また、「買取再販住宅」(宅建業者が取得後に一定の増改築等を行い、取得から2年以内に販売された中古住宅)については、特別な扱いがあります。築10年超の住宅を宅建業者が増改築等して販売する場合、通常の中古住宅よりも有利な条件で住宅ローン減税を受けられる場合があるため、このビジネスモデルも検討価値があります。

 

住宅ローン減税の2025年度税制改正と宅建業者の営業戦略

2025年度税制改正では、住宅ローン減税制度にいくつかの変更が加えられました。宅建業者としては、これらの変更を理解し、営業戦略に活かすことが重要です。

 

主な変更点は以下の通りです。

  1. 子育て世帯への支援強化:子育て世帯や若年夫婦世帯に対する支援が強化されています。特に、ZEH水準の省エネ住宅を取得する場合、「子育てグリーン住宅支援事業」による補助金(40万円/戸)が受けられます。
  2. 床面積要件の緩和措置の延長:2025年12月31日までに建築確認を受けた新築住宅に限り、一定の条件を満たす物件において床面積要件が緩和されます。
  3. 借入限度額の調整:住宅価格の上昇を踏まえ、借入限度額が調整されています。
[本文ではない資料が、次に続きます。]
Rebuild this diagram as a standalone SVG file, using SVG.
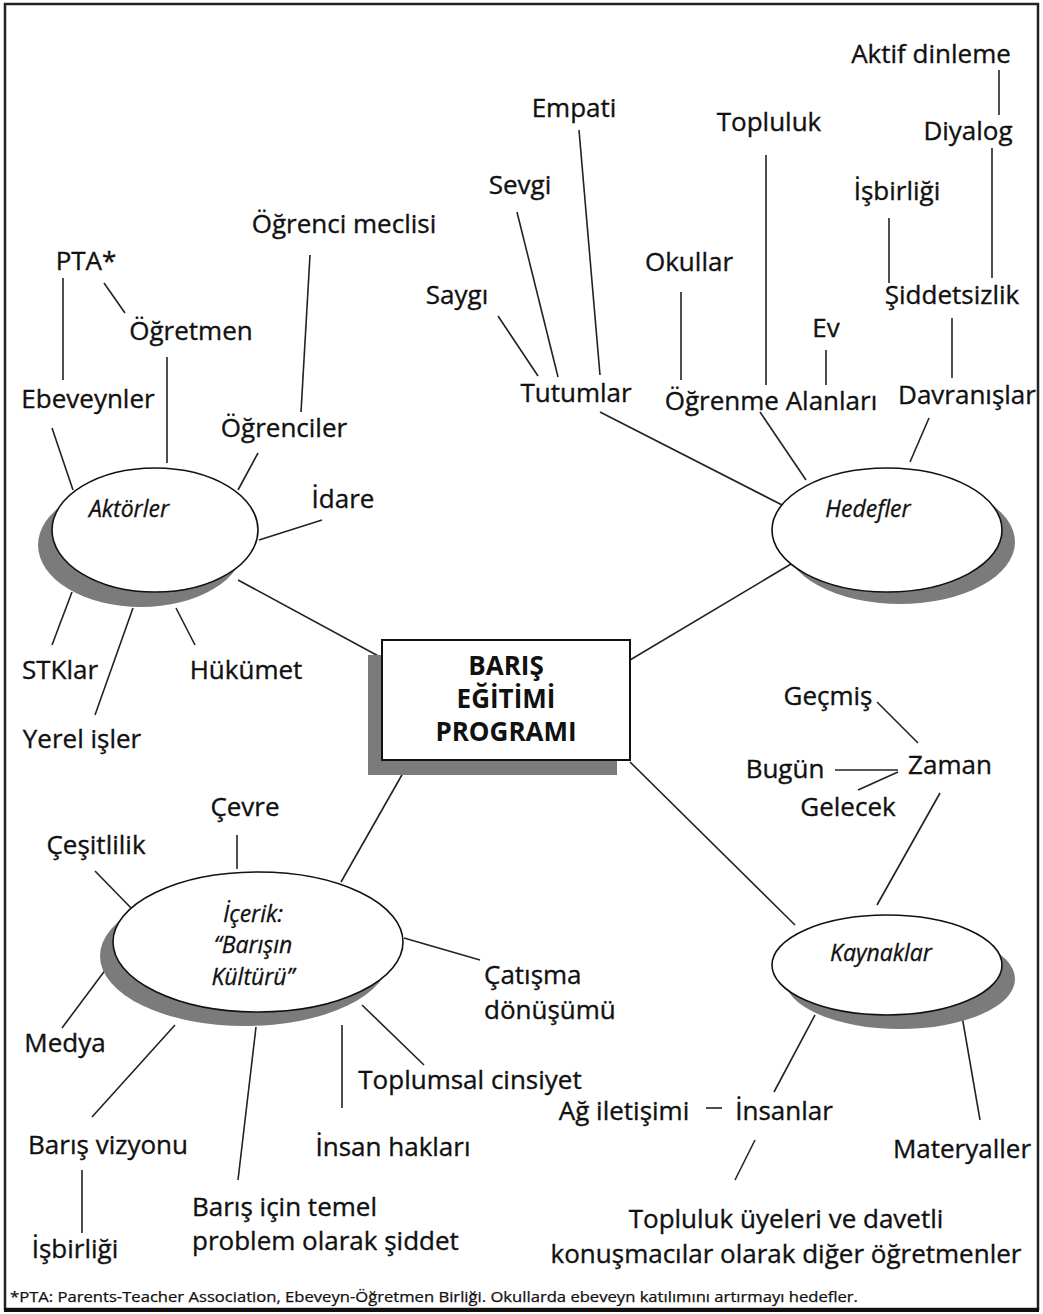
<svg xmlns="http://www.w3.org/2000/svg" width="1043" height="1314" viewBox="0 0 1043 1314">
<style>
.t{font-family:"Open Sans","Noto Sans","DejaVu Sans",sans-serif;font-size:26px;fill:#111;stroke:#111;stroke-width:0.35;}
.m{text-anchor:middle;}
.it{font-family:"Open Sans","Noto Sans","DejaVu Sans",sans-serif;font-size:23px;font-style:italic;fill:#111;stroke:#111;stroke-width:0.3;text-anchor:middle;}
.b{font-family:"Open Sans","Noto Sans","DejaVu Sans",sans-serif;font-size:26px;font-weight:bold;fill:#111;text-anchor:middle;}
.fn{font-family:"Open Sans","Noto Sans","DejaVu Sans",sans-serif;font-size:14px;fill:#111;stroke:#111;stroke-width:0.25;}
.sh{fill:#7b7b7b;}
.el{fill:#fff;stroke:#111;stroke-width:1.6;}
.ln line{stroke:#222;stroke-width:1.6;}
</style>
<rect x="0" y="0" width="1043" height="1314" fill="#fff"/>
<rect x="5" y="4" width="1033" height="1305" fill="none" stroke="#222" stroke-width="2.5"/>
<line x1="4" y1="1310" x2="1039" y2="1310" stroke="#111" stroke-width="4"/>

<g id="connectors" class="ln">
<line x1="999" y1="70" x2="999" y2="115"/>
<line x1="992" y1="148" x2="992" y2="278"/>
<line x1="889" y1="218" x2="889" y2="283"/>
<line x1="952" y1="318" x2="952" y2="378"/>
<line x1="929" y1="418" x2="910" y2="462"/>
<line x1="766" y1="155" x2="766" y2="385"/>
<line x1="681" y1="292" x2="681" y2="380"/>
<line x1="826" y1="350" x2="826" y2="385"/>
<line x1="760" y1="412" x2="806" y2="480"/>
<line x1="579" y1="130" x2="600" y2="375"/>
<line x1="517" y1="212" x2="558" y2="377"/>
<line x1="498" y1="316" x2="538" y2="376"/>
<line x1="600" y1="412" x2="786" y2="507"/>
<line x1="796" y1="561" x2="630" y2="660"/>
<line x1="63" y1="278" x2="63" y2="380"/>
<line x1="104" y1="283" x2="125" y2="313"/>
<line x1="167" y1="357" x2="167" y2="463"/>
<line x1="310" y1="255" x2="301" y2="412"/>
<line x1="52" y1="428" x2="73" y2="490"/>
<line x1="258" y1="453" x2="238" y2="490"/>
<line x1="322" y1="520" x2="259" y2="540"/>
<line x1="238" y1="580" x2="382" y2="658"/>
<line x1="72" y1="592" x2="52" y2="645"/>
<line x1="133" y1="608" x2="95" y2="715"/>
<line x1="176" y1="608" x2="195" y2="645"/>
<line x1="403" y1="773" x2="341" y2="882"/>
<line x1="237" y1="835" x2="237" y2="869"/>
<line x1="95" y1="871" x2="133" y2="910"/>
<line x1="115" y1="957" x2="62" y2="1028"/>
<line x1="175" y1="1025" x2="92" y2="1117"/>
<line x1="82" y1="1170" x2="82" y2="1233"/>
<line x1="256" y1="1027" x2="238" y2="1180"/>
<line x1="342" y1="1025" x2="342" y2="1108"/>
<line x1="362" y1="1005" x2="424" y2="1065"/>
<line x1="404" y1="938" x2="480" y2="960"/>
<line x1="630" y1="762" x2="795" y2="925"/>
<line x1="877" y1="702" x2="918" y2="743"/>
<line x1="835" y1="770" x2="898" y2="770"/>
<line x1="858" y1="790" x2="898" y2="772"/>
<line x1="940" y1="793" x2="877" y2="905"/>
<line x1="815" y1="1015" x2="774" y2="1092"/>
<line x1="962" y1="1016" x2="980" y2="1120"/>
<line x1="706" y1="1108" x2="722" y2="1108"/>
<line x1="755" y1="1140" x2="735" y2="1180"/>
</g>

<g id="center">
<rect x="368" y="655" width="249" height="120" class="sh"/>
<rect x="382" y="640" width="248" height="120" fill="#fff" stroke="#111" stroke-width="2"/>
<text class="b" x="506" y="675">BARIŞ</text>
<text class="b" x="506" y="708">EĞİTİMİ</text>
<text class="b" x="506" y="741">PROGRAMI</text>
</g>

<g id="aktorler">
<ellipse cx="141" cy="545" rx="103" ry="62" class="sh"/>
<ellipse cx="155" cy="530" rx="103" ry="62" class="el"/>
<text class="it" x="129" y="517">Aktörler</text>
</g>

<g id="hedefler">
<ellipse cx="900" cy="542" rx="115" ry="62" class="sh"/>
<ellipse cx="887" cy="530" rx="115" ry="62" class="el"/>
<text class="it" x="868" y="517">Hedefler</text>
</g>

<g id="icerik">
<ellipse cx="245" cy="956" rx="145" ry="70" class="sh"/>
<ellipse cx="258" cy="942" rx="145" ry="70" class="el"/>
<text class="it" x="253" y="922">İçerik:</text>
<text class="it" x="253" y="953">“Barışın</text>
<text class="it" x="253" y="985">Kültürü”</text>
</g>

<g id="kaynaklar">
<ellipse cx="900" cy="979" rx="115" ry="50" class="sh"/>
<ellipse cx="887" cy="965" rx="115" ry="50" class="el"/>
<text class="it" x="881" y="961">Kaynaklar</text>
</g>

<g id="hedefler-labels">
<text class="t m" x="931" y="63">Aktif dinleme</text>
<text class="t m" x="968" y="140">Diyalog</text>
<text class="t m" x="897" y="200">İşbirliği</text>
<text class="t m" x="952" y="304">Şiddetsizlik</text>
<text class="t m" x="967" y="404">Davranışlar</text>
<text class="t m" x="769" y="131">Topluluk</text>
<text class="t m" x="689" y="271">Okullar</text>
<text class="t m" x="826" y="337">Ev</text>
<text class="t m" x="771" y="410">Öğrenme Alanları</text>
<text class="t m" x="574" y="117">Empati</text>
<text class="t m" x="520" y="194">Sevgi</text>
<text class="t m" x="457" y="304">Saygı</text>
<text class="t m" x="576" y="402">Tutumlar</text>
</g>

<g id="aktorler-labels">
<text class="t m" x="344" y="233">Öğrenci meclisi</text>
<text class="t m" x="86" y="270">PTA*</text>
<text class="t m" x="191" y="340">Öğretmen</text>
<text class="t m" x="88" y="408">Ebeveynler</text>
<text class="t m" x="284" y="437">Öğrenciler</text>
<text class="t m" x="343" y="508">İdare</text>
<text class="t m" x="60" y="679">STKlar</text>
<text class="t m" x="246" y="679">Hükümet</text>
<text class="t m" x="82" y="748">Yerel işler</text>
</g>

<g id="kaynaklar-labels">
<text class="t m" x="828" y="705">Geçmiş</text>
<text class="t m" x="950" y="774">Zaman</text>
<text class="t m" x="785" y="778">Bugün</text>
<text class="t m" x="848" y="816">Gelecek</text>
<text class="t m" x="624" y="1120">Ağ iletişimi</text>
<text class="t m" x="784" y="1120">İnsanlar</text>
<text class="t m" x="962" y="1158">Materyaller</text>
<text class="t m" x="786" y="1228">Topluluk üyeleri ve davetli</text>
<text class="t m" x="786" y="1263">konuşmacılar olarak diğer öğretmenler</text>
</g>

<g id="icerik-labels">
<text class="t m" x="245" y="816">Çevre</text>
<text class="t m" x="96" y="854">Çeşitlilik</text>
<text class="t m" x="65" y="1052">Medya</text>
<text class="t" x="484" y="984">Çatışma</text>
<text class="t" x="484" y="1019">dönüşümü</text>
<text class="t m" x="470" y="1089">Toplumsal cinsiyet</text>
<text class="t m" x="393" y="1156">İnsan hakları</text>
<text class="t m" x="108" y="1154">Barış vizyonu</text>
<text class="t m" x="75" y="1258">İşbirliği</text>
<text class="t" x="192" y="1216">Barış için temel</text>
<text class="t" x="192" y="1250">problem olarak şiddet</text>
</g>

<text class="fn" x="10" y="1302" textLength="848" lengthAdjust="spacingAndGlyphs">*PTA: Parents-Teacher Association, Ebeveyn-Öğretmen Birliği. Okullarda ebeveyn katılımını artırmayı hedefler.</text>
</svg>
これらの変更を踏まえた宅建業者の営業戦略としては、以下のようなアプローチが考えられます。

  • 子育て世帯向けの提案強化:子育て世帯や若年夫婦世帯に対して、住宅ローン減税と補助金を組み合わせた総合的な提案を行う。
  • 省エネ住宅のメリット訴求:ZEH水準省エネ住宅や認定長期優良住宅などの高性能住宅のメリットを、税制面と光熱費削減効果の両面から訴求する。
  • 早期購入のメリット説明:将来的な住宅ローン減税制度の縮小傾向を踏まえ、早期購入のメリットを説明する。

住宅ローン減税制度は今後も縮小傾向にあると予想されるため、「今が買い時」という提案も効果的かもしれません。ただし、顧客の経済状況や将来計画に合わせた誠実なアドバイスを心がけることが、宅建業者としての信頼獲得につながります。

 

国土交通省の住宅ローン減税に関する公式情報ページ - 最新の制度概要や要件が詳しく解説されています
全宅連の住宅ローン減税における省エネ基準適合の必須要件化等についての資料 - 宅建業者向けの詳細な解説資料です
住宅ローン減税制度は、住宅購入者にとって大きな経済的メリットをもたらす重要な制度です。宅建業者としては、この制度の最新情報を常に把握し、顧客に正確な情報提供とアドバイスを行うことが求められます。特に2024年以降の省エネ基準適合の必須要件化は大きな変更点であり、顧客への丁寧な説明が必要です。

 

また、住宅の種類や性能によって借入限度額が異なることや、中古住宅における築年数要件など、細かい条件についても正確に理解しておくことが重要です。これらの知識を活かし、顧客のニーズや経済状況に合わせた最適な住宅提案を行うことで、宅建業者としての価値を高めることができるでしょう。

 

住宅ローン減税制度は今後も変更が予想されるため、常に最新情報をチェックし、顧客に適切なアドバイスができるよう、継続的な学習が必要です。特に税制改正が行われる年末から年始にかけては、情報のアップデートを欠かさないようにしましょう。

 

顧客の人生における大きな決断である住宅購入をサポートする宅建業者として、住宅ローン減税制度に関する正確な知識は必須のものです。この知識を武器に、顧客満足度の高いサービス提供を目指しましょう。